ICBs to lead extreme weather responses
By Jess Hacker
4 May 2023

Integrated care boards (ICBs) have been charged with developing local resilience plans to deal with health crises caused by extreme weather conditions.

Under the UK Health Security Agency’s (UKHSA) Adverse Weather and Health Plan, the new NHS systems will be required to define their own footprint-wide strategy to ensure the wellbeing of staff and patients during an extreme heatwave or cold front.

The new plan comes as part of a commitment under the climate change National Adaption Programme (NAP), and draws on existing Government measures, including the previous Heatwave Plan for England.

It also builds on ICBs’ statutory requirement to protect public health and service delivery ‘in the event of adverse weathers events’.

According to the UKHSA, these local adverse plans should include

  • Plans to reduce exposure to extreme indoor temperatures
  • A detailed outline for how they will protect the most vulnerable within their population
  • Assurance that each health and social care provider has their own preparedness plan
  • Training for staff to respond appropriate to adverse weather events
  • And ensuring estates and facilities are prepared for extreme weather.

Local authorities and NHS England have been advised to use the plan as a guide for ‘wider adverse weather planning’.
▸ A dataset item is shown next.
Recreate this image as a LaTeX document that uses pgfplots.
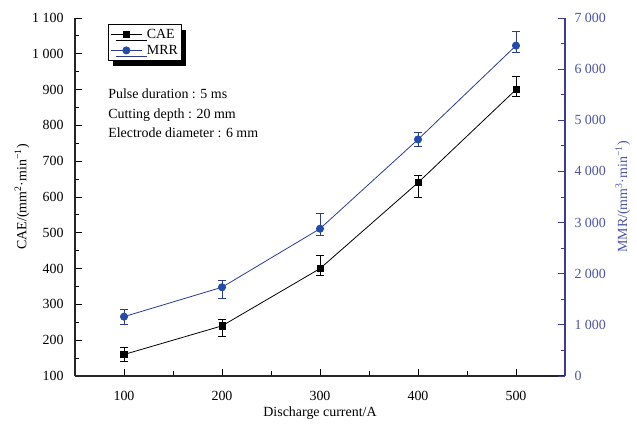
\documentclass[border=0pt]{standalone}
\usepackage{pgfplots}
\pgfplotsset{compat=1.18}
\usepackage{fontspec}
\setmainfont{Liberation Serif}
\usetikzlibrary{shadows}
\definecolor{mrr}{RGB}{45,60,145}
\definecolor{mrrmark}{RGB}{35,75,170}
\definecolor{raxis}{RGB}{60,60,150}
\definecolor{rtext}{RGB}{75,85,165}
\begin{document}
\begin{tikzpicture}
\pgfplotsset{
  base/.style={width=490bp,height=358bp,scale only axis, xmin=50,xmax=550,
   font=\fontsize{14}{16}\selectfont,
   /pgf/number format/assume math mode=true,
   /pgf/number format/1000 sep={\ },
   tick align=inside, major tick length=7bp, minor tick length=4.5bp,
   every tick/.style={line width=0.8bp},
  },
}
\begin{axis}[base,
  axis x line*=bottom, axis y line*=left,
  ymin=100,ymax=1100, ytick={100,200,...,1100}, minor y tick num=1,
  xtick={100,200,...,500}, minor x tick num=1,
  axis line style={line width=1.2bp, -, black!85},
  xticklabel style={yshift=-12bp},
  yticklabel style={xshift=-8bp},
  xlabel={Discharge current/A},
  ylabel={CAE/(mm\textsuperscript{2}·min\textsuperscript{−1})},
  xlabel style={at={(axis description cs:0.5,-0.103)},anchor=center},
  ylabel style={at={(axis description cs:-0.108,0.5)},anchor=center},
]
\addplot[black, line width=0.8bp, mark=square*, mark size=3.1bp, mark options={solid},
  error bars/.cd, y dir=both, y explicit,
  error bar style={line width=0.8bp, black},
  error mark options={rotate=90, mark size=4bp, line width=0.8bp, black}]
  coordinates {
  (100,160) += (0,20) -= (0,20)
  (200,240) += (0,18) -= (0,30)
  (300,400) += (0,38) -= (0,18)
  (400,640) += (0,20) -= (0,40)
  (500,900) += (0,38) -= (0,20)
  };
\node[anchor=north west, align=left, inner sep=0pt, font=\fontsize{14}{19.5}\selectfont]
  at (axis description cs:0.0675,0.802)
  {Pulse duration : 5 ms\\Cutting depth : 20 mm\\Electrode diameter : 6 mm};
\end{axis}
\begin{axis}[base, hide x axis, axis y line*=right,
  ymin=0,ymax=7000, ytick={0,1000,...,7000}, minor y tick num=1,
  axis line style={raxis,line width=1.2bp,-},
  y tick style={raxis},
  yticklabel style={rtext, xshift=6bp},
  ylabel={MMR/(mm\textsuperscript{3}·min\textsuperscript{−1})},
  ylabel style={rtext, at={(axis description cs:1.118,0.5)}, anchor=center},
  legend style={at={(axis description cs:0.0675,0.983)}, anchor=north west,
    draw=black, line width=0.6bp, inner xsep=2bp, inner ysep=3bp, row sep=2.5bp,
    font=\fontsize{14}{16}\selectfont,
    nodes={font=\fontsize{14}{16}\selectfont, inner sep=1.5bp},
    /tikz/every odd column/.append style={column sep=3bp},
    /tikz/every even column/.append style={column sep=3bp},
    drop shadow={shadow xshift=5bp, shadow yshift=-6bp, fill=black, opacity=1},
    fill=white},
  legend cell align=left,
  legend image code/.code={\draw[mark repeat=2,mark phase=2,#1] plot coordinates {(0cm,0cm) (0.55cm,0cm) (1.1cm,0cm)};},
]
\addlegendimage{black, line width=0.8bp, mark=square*, mark size=2.8bp}
\addlegendentry{CAE}
\addplot[mrr, line width=0.8bp, mark=*, mark size=3.6bp, mark options={solid, fill=mrrmark, draw=mrrmark},
  error bars/.cd, y dir=both, y explicit,
  error bar style={line width=0.8bp, mrr},
  error mark options={rotate=90, mark size=4bp, line width=0.8bp, mrr}]
  coordinates {
  (100,1160) += (0,150) -= (0,150)
  (200,1735) += (0,130) -= (0,210)
  (300,2880) += (0,290) -= (0,140)
  (400,4625) += (0,145) -= (0,145)
  (500,6460) += (0,270) -= (0,140)
  };
\addlegendentry{MRR}
\end{axis}
\pgfresetboundingbox
\path[use as bounding box] ([xshift=-75bp,yshift=-48bp]current axis.south west) rectangle ([xshift=72bp,yshift=18bp]current axis.north east);
\end{tikzpicture}
\end{document}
The new plan – which will be updated annually – will be underpinned by Weather-Health alerts developed in partnership with the Met Office.

This will include a dedicated platform for heat health and cold health alerts for health professionals to be launched in June 2023 and November 2023 respectively.

These alerts will contain information on weather conditions expected in the immediate future and an assessment of their regional impact, the UKHSA said.

Depending on the level of alert, a response will be triggered to communicate the risk to the NHS England, government, and public health system, it added.

In its user guide, it said: ‘During the warm season, UKHSA and the Met Office will monitor the weather forecasts and where episodes of hot weather are identified using predefined evidence-based considerations, a dynamic risk assessment will be carried out and the appropriate alert issued.’

Stephen Groves, NHS England director of emergency preparedness and resilience, said: ‘The NHS needs to be able to plan for and respond to a wide range of incidents and emergencies which could affect the public’s health or patient care, and this includes severe and adverse weather.’

Will Lang, head of situational awareness at the Met Office, said: ‘This Plan builds on the work we have already been doing together. The updated Weather-Health alerts will be complementary to and run alongside our National Severe Weather Warnings and will play a pivotal role in helping save lives, protect property and the economy as we all work to tackle adverse weather and climate change going forward.’

In July last year, Guy’s and St Thomas’ trust (GSTT) had to cancel operations and postpone appointments after its IT system failed due to the extreme heat.

And in August Shropshire, Telford and Wrekin ICS has declared a critical incident due to ‘continued and unprecedented pressure’ across all services in the area.